To determine how long it takes for \( \frac{15}{16} \) of a sample of Lead-202 to decay, we first need to understand what this means in terms of the remaining fraction of the sample.
If \( \frac{15}{16} \) of the sample has decayed, then \( \frac{1}{16} \) remains.
The decay of a radioactive substance can be described using the half-life formula. The remaining quantity of a radioactive substance after a certain amount of time can be described by the formula:
\[ N(t) = N_0 \times \left( \frac{1}{2} \right)^{\frac{t}{T_{1/2}}} \]
Where:
- \( N(t) \) is the remaining quantity after time \( t \),
- \( N_0 \) is the initial quantity,
- \( T_{1/2} \) is the half-life.
In this case, we want \( N(t) = \frac{1}{16} N_0 \) and \( T_{1/2} = 53,000 \) years.
Setting up the equation:
\[ \frac{1}{16} N_0 = N_0 \times \left( \frac{1}{2} \right)^{\frac{t}{53,000}} \]
Dividing both sides by \( N_0 \):
\[ \frac{1}{16} = \left( \frac{1}{2} \right)^{\frac{t}{53,000}} \]

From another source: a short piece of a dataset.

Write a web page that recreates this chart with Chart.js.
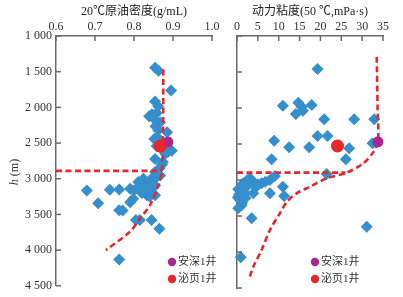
<!DOCTYPE html>
<html><head><meta charset="utf-8">
<script src="https://cdn.jsdelivr.net/npm/chart.js@4"></script>
<style>
html,body{margin:0;padding:0;background:#fff;width:403px;height:297px;overflow:hidden}
#w{position:relative;width:403px;height:297px}
canvas{position:absolute;top:0}
</style></head><body>
<div id="w"><canvas id="c1" width="222" height="297" style="left:0"></canvas><canvas id="c2" width="181" height="297" style="left:222px"></canvas></div>
<script>
// ---- tick labels / ranges ----
const depthTicks = [1000,1500,2000,2500,3000,3500,4000,4500];
const densityTicks = [0.6,0.7,0.8,0.9,1.0];
const viscosityTicks = [0,5,10,15,20,25,30,35];
const densityTitle = '20℃原油密度(g/mL)';
const viscosityTitle = '动力粘度(50 ℃,mPa·s)';
const depthTitleItalic = 'h';
const depthTitleRest = ' (m)';
const wellA = '安深1井';
const wellB = '泌页1井';

// ---- left panel: density samples ----
const densityX = [0.854,0.863,0.895,0.854,0.862,0.846,0.858,0.839,0.855,0.867,0.855,0.862,0.885,0.852,0.860,0.858,0.870,0.880,0.897,0.875,0.887,0.880,0.854,0.874,0.872,0.866,
  0.858,0.854,0.862,0.867,0.679,0.708,0.738,0.762,0.762,0.771,0.790,0.798,0.790,0.800,0.811,0.815,0.824,0.830,0.837,0.845,0.854,0.833,0.840,0.854,0.815,0.805,0.845,0.865,0.762,0.824,0.845,0.840,0.848,0.820];
const densityH = [1444,1486,1764,1917,1986,2097,2080,2125,2180,2208,2264,2320,2347,2444,2420,2542,2480,2560,2607,2600,2625,2650,2722,2764,2800,2850,
  2976,2907,2930,2953,3165,3345,3155,3150,3440,3445,3330,3280,3140,3160,3046,3095,3000,3060,3046,3000,3093,3231,3250,3231,3579,3579,3579,3700,4130,3130,3140,3190,3100,3200];
const densityAX = [0.887], densityAH = [2486];
const densityBX = [0.867], densityBH = [2542];
const densityTrendX = [0.875,0.875,0.874,0.872,0.862,0.841,0.815,0.79,0.728];
const densityTrendH = [1470,2000,2500,2890,3100,3370,3560,3740,4000];
const densityCutX = [0.6,0.872];
const densityCutH = [2890,2890];

// ---- right panel: viscosity samples ----
const viscX = [19.3,11.0,14.7,15.5,17.9,14.1,15.8,20.9,28.1,32.9,8.9,12.5,17.3,19.3,21.7,26.9,32.5,8.3,26.1,21.5,
  3.1,1.5,0.3,2.3,3.9,5.9,6.8,7.9,9.1,1.9,3.9,0.7,0.3,1.2,7.9,11.0,11.3,3.5,31.1,0.9,2.5,4.5,0.5,2.0,5.0,0.2,1.1];
const viscH = [1458,1968,1926,1981,1958,2083,2037,2157,2157,2157,2454,2546,2546,2389,2389,2560,2491,2713,2713,2917,
  2977,3046,3130,3090,3023,3046,3023,3000,2944,3185,3185,3278,3393,3320,3185,3093,3222,3532,3648,4074,3000,3100,3200,3250,3060,3240,3350];
const viscAX = [33.8], viscAH = [2470];
const viscBX = [24.1], viscBH = [2528];
const viscTrendX = [33.5,33.7,33.8,32.6,30.3,26.3,21.5,17.5,14.3,12.0,10.3,7.9,5.9,3.9,3.1];
const viscTrendH = [1290,2000,2470,2620,2768,2898,2977,3093,3185,3300,3460,3694,3972,4204,4340];
const viscCutX = [0,26];
const viscCutH = [2898,2898];

const BLUE='#348fcc', RED='#e8262b', MAG='#a8288f', AXIS='#6a6a6a', TXT='#333';
const FONT="'Liberation Serif','Noto Sans CJK SC'";
const pts=(xs,ys)=>xs.map((x,i)=>({x:x,y:ys[i]}));
const fmtDepth=v=>{const s=String(v);return s.length>3?s.slice(0,-3)+' '+s.slice(-3):s;};

const inwardTicks={id:'inwardTicks',afterDraw(chart){
  const ctx=chart.ctx;ctx.save();ctx.strokeStyle=AXIS;ctx.lineWidth=1.5;
  ['x','y'].forEach(id=>{const s=chart.scales[id];s.ticks.forEach(t=>{const p=s.getPixelForValue(t.value);ctx.beginPath();
    if(s.isHorizontal()){ctx.moveTo(p,s.bottom);ctx.lineTo(p,s.bottom+5);}else{ctx.moveTo(s.right,p);ctx.lineTo(s.right+5,p);}ctx.stroke();});});
  ctx.restore();}};
const pointLegend={id:'pointLegend',afterDraw(chart,args,opts){
  if(!opts||!opts.items)return;const ctx=chart.ctx;ctx.save();
  opts.items.forEach((it,i)=>{const y=opts.y+i*opts.gap;ctx.fillStyle=it.color;ctx.beginPath();ctx.arc(opts.x,y,4.2,0,Math.PI*2);ctx.fill();
    ctx.fillStyle=TXT;ctx.font="11px "+FONT;ctx.textBaseline='middle';ctx.textAlign='left';ctx.fillText(it.label,opts.x+6,y);});
  ctx.restore();}};
const yTitle={id:'yTitle',afterDraw(chart,args,opts){
  if(!opts||!opts.show)return;const ctx=chart.ctx;ctx.save();ctx.translate(opts.x,opts.y);ctx.rotate(-Math.PI/2);
  ctx.fillStyle=TXT;ctx.textBaseline='middle';ctx.font="italic 12px "+FONT;const w1=ctx.measureText(depthTitleItalic).width;
  ctx.font="12px "+FONT;const w2=ctx.measureText(depthTitleRest).width;const x0=-(w1+w2)/2;
  ctx.font="italic 12px "+FONT;ctx.textAlign='left';ctx.fillText(depthTitleItalic,x0,0);
  ctx.font="12px "+FONT;ctx.fillText(depthTitleRest,x0+w1,0);ctx.restore();}};

function makeChart(id,cfg){
  return new Chart(document.getElementById(id),{
    type:'scatter',
    data:{datasets:[
      {label:wellA,data:pts(cfg.ax,cfg.ah),backgroundColor:MAG,borderWidth:0,pointRadius:5.5,pointHoverRadius:5.5,order:1,clip:false},
      {label:wellB,data:pts(cfg.bx,cfg.bh),backgroundColor:RED,borderWidth:0,pointRadius:6.5,pointHoverRadius:6.5,order:0,clip:false},
      {label:'trend',data:pts(cfg.tx,cfg.th),showLine:true,borderColor:RED,borderWidth:2.6,borderDash:[6,3.5],pointRadius:0,tension:0.3,fill:false,order:2,clip:false},
      {label:'cut',data:pts(cfg.cx,cfg.ch),showLine:true,borderColor:RED,borderWidth:2.6,borderDash:[6,3.5],pointRadius:0,fill:false,order:2,clip:false},
      {label:'samples',data:pts(cfg.sx,cfg.sh),pointStyle:'rectRot',backgroundColor:BLUE,borderWidth:0,pointRadius:6,pointHoverRadius:6,order:3,clip:false}
    ]},
    options:{
      responsive:false,animation:false,
      layout:{padding:cfg.pad},
      plugins:{legend:{display:false},tooltip:{enabled:false},
        pointLegend:{x:cfg.legX,y:262,gap:17,items:[{label:wellA,color:MAG},{label:wellB,color:RED}]},
        yTitle:{show:cfg.yLabels,x:15,y:172}},
      scales:{
        x:{type:'linear',position:'top',min:cfg.xmin,max:cfg.xmax,
          afterBuildTicks:s=>{s.ticks=cfg.xticks.map(v=>({value:v}));},
          afterFit:s=>{s.height=36;},
          grid:{drawOnChartArea:false,drawTicks:false},
          border:{display:true,color:AXIS,width:1.5},
          ticks:{padding:2,color:TXT,font:{family:FONT,size:12},callback:cfg.xfmt,maxRotation:0,autoSkip:false},
          title:{display:true,text:cfg.title,color:'#222',font:{family:FONT,size:12},padding:{top:5,bottom:0}}},
        y:{type:'linear',reverse:true,min:1000,max:4500,
          afterBuildTicks:s=>{s.ticks=depthTicks.map(v=>({value:v}));},
          afterFit:s=>{s.width=cfg.yWidth;},
          grid:{drawOnChartArea:false,drawTicks:false},
          border:{display:true,color:AXIS,width:1.5},
          ticks:{display:cfg.yLabels,padding:4,color:TXT,font:{family:FONT,size:12},callback:v=>fmtDepth(v),autoSkip:false}}
      }
    },
    plugins:[inwardTicks,pointLegend,yTitle]
  });
}
makeChart('c1',{sx:densityX,sh:densityH,ax:densityAX,ah:densityAH,bx:densityBX,bh:densityBH,tx:densityTrendX,th:densityTrendH,cx:densityCutX,ch:densityCutH,
  xmin:0.6,xmax:1.0,xticks:densityTicks,xfmt:v=>Number(v).toFixed(1),title:densityTitle,yWidth:56,yLabels:true,pad:{left:0,right:10,top:0,bottom:9},legX:172});
makeChart('c2',{sx:viscX,sh:viscH,ax:viscAX,ah:viscAH,bx:viscBX,bh:viscBH,tx:viscTrendX,th:viscTrendH,cx:viscCutX,ch:viscCutH,
  xmin:0,xmax:35,xticks:viscosityTicks,xfmt:v=>String(v),title:viscosityTitle,yWidth:15,yLabels:false,pad:{left:0,right:20,top:0,bottom:9},legX:93});
</script>
</body></html>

Now, we can express \( \frac{1}{16} \) in terms of powers of \( \frac{1}{2} \):
\[ \frac{1}{16} = \left( \frac{1}{2} \right)^4 \]
This gives us:
\[ \left( \frac{1}{2} \right)^4 = \left( \frac{1}{2} \right)^{\frac{t}{53,000}} \]
Since the bases are the same, we can set the exponents equal to each other:
\[ 4 = \frac{t}{53,000} \]
Now we can solve for \( t \):
\[ t = 4 \times 53,000 = 212,000 \text{ years} \]
Therefore, the time it takes for \( \frac{15}{16} \) of a sample of Lead-202 to decay is 212,000 years.